The impact just before midnight Tuesday threw some passengers into ceilings and out the windows.
“My head hit the roof of the carriage with the jolt,” Stefanos Gogakos, who was in a rear car, told state broadcaster ERT. He said windows shattered, showering riders with glass.
Greek Prime Minister Kyriakos Mitsotakis called the collision of the passenger train and a freight train “a horrific rail accident without previous in our country,” and pledged a full, independent investigation.
He said it appears the crash was “mainly due to a tragic human error.”

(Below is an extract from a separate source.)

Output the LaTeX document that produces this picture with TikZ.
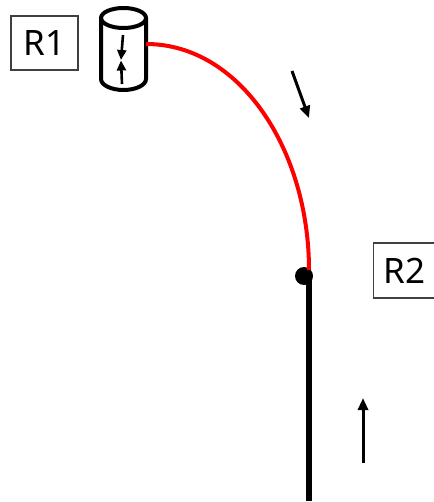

The train from Athens to Thessaloniki was carrying 350 passengers, many of them students returning from raucous Carnival celebrations. While the track is double, both trains were traveling in opposite directions on the same line near the Vale of Tempe, a river valley about 380 kilometers north of Athens.
STATIONMASTER ARRESTED; MINISTER RESIGNS
Authorities arrested the stationmaster at the train’s last stop, in the city of Larissa. They did not release the man’s name or the reason for the arrest, but the stationmaster is responsible for rail traffic on that stretch of the tracks.
Transportation Minister Kostas Karamanlis resigned, saying he was stepping down “as a basic indication of respect for the memory of the people who died so unfairly.”
Karamanlis said he had made “every effort” to improve a railway system that had been “in a state that doesn’t befit the 21st century.”
But, he added, “When something this tragic happens it’s impossible to continue as if nothing has happened.”